I fail to see your confusion. You need to read the dictionary very
carefully. It's wording is very precise and compact. It is also written in
English which is ambiguous. Try to understand what it is saying and the
concept it is conveying. Do not second guess it. I studied it for months
when I started learning J. Still have a lot to learn from it.

On Sun, Apr 10, 2011 at 4:52 PM, Boyko Bantchev <[email protected]> wrote:

> On 10 April 2011 19:55, Raul Miller <[email protected]> wrote:
> > But this is not K.  If K semantics were intended by the dictionary,
> > and they were not explicitly specified, that would be wrong.  But why
> > should the J dictionary have to assert that J semantics are to be
> > used?
>
> I have already explained that: `applies between' does not specify
> direction (L-R or R-L).  We know that the order is R-L for an
> expression like y1 u y2 u ... u yn, but not for u/y.  / is an
> operator that has to be defined as strictly and formally as any other.

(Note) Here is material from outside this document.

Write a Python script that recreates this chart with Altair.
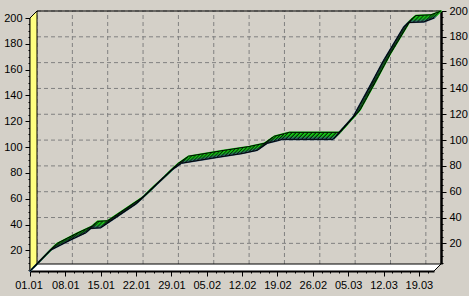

> If / is meant to induce a R-L order of applying a verb, then /'s
> definition should better be explicit about that -- which it isn't.
>
> And K was only mentioned as an evidence that the order of application
> induced by u/y is not automatically the one of y1 u y2 u ... u yn:
> in principle, it could be any of L-R or R-L, and it is the definition
> of / that decides which one it is.  There is no implicit semantics of
> / -- it has to be defined, whatever the language.
>
> >> I would have no doubt if the definition said, e.g.,
> >> `u/y, for y = y1 ... yn and n>1, is equivalent to the expression
> >> y1 u y2 u ... u yn'.
> >
> > Why would you know, in this case -- but not the other case -- that the
> > dictionary was not talking of a K expression?
>
> I don't understand what you mean here.  Of course in both cases we
> are talking of J expressions.  The point is that my example sentence
> above *clearly and explicitly* defines the order of evaluation of
> u's application within u/y, to be the order of evaluation of the
> expression y1 u y2 u ... u yn.  Then, since the latter is R-L, the
> former is also R-L.  Without explicitly sayng that, we simply cannot
> be sure about what exactly u/y does -- and this is why J's definition
> of / is unclear.
>
> > I suppose you are arguing that J should reject cases of u/y where y
> > contains elements which are not in the domain of u.
>
> I am not proposing a change to J.  I am only making two observations.
> First, /'s definition is not entirely clear -- it leaves room for
> guessing.  Second, /'s actual operation has certain intricacies and
> anomalies which I see as a result of / not allowing for an initial
> value, in addition to the list, to take part in the computation.
> Indeed, Haskell's folds, K's `over', Lisp's reduce, etc., which do
> accept an initial value, present no such problems.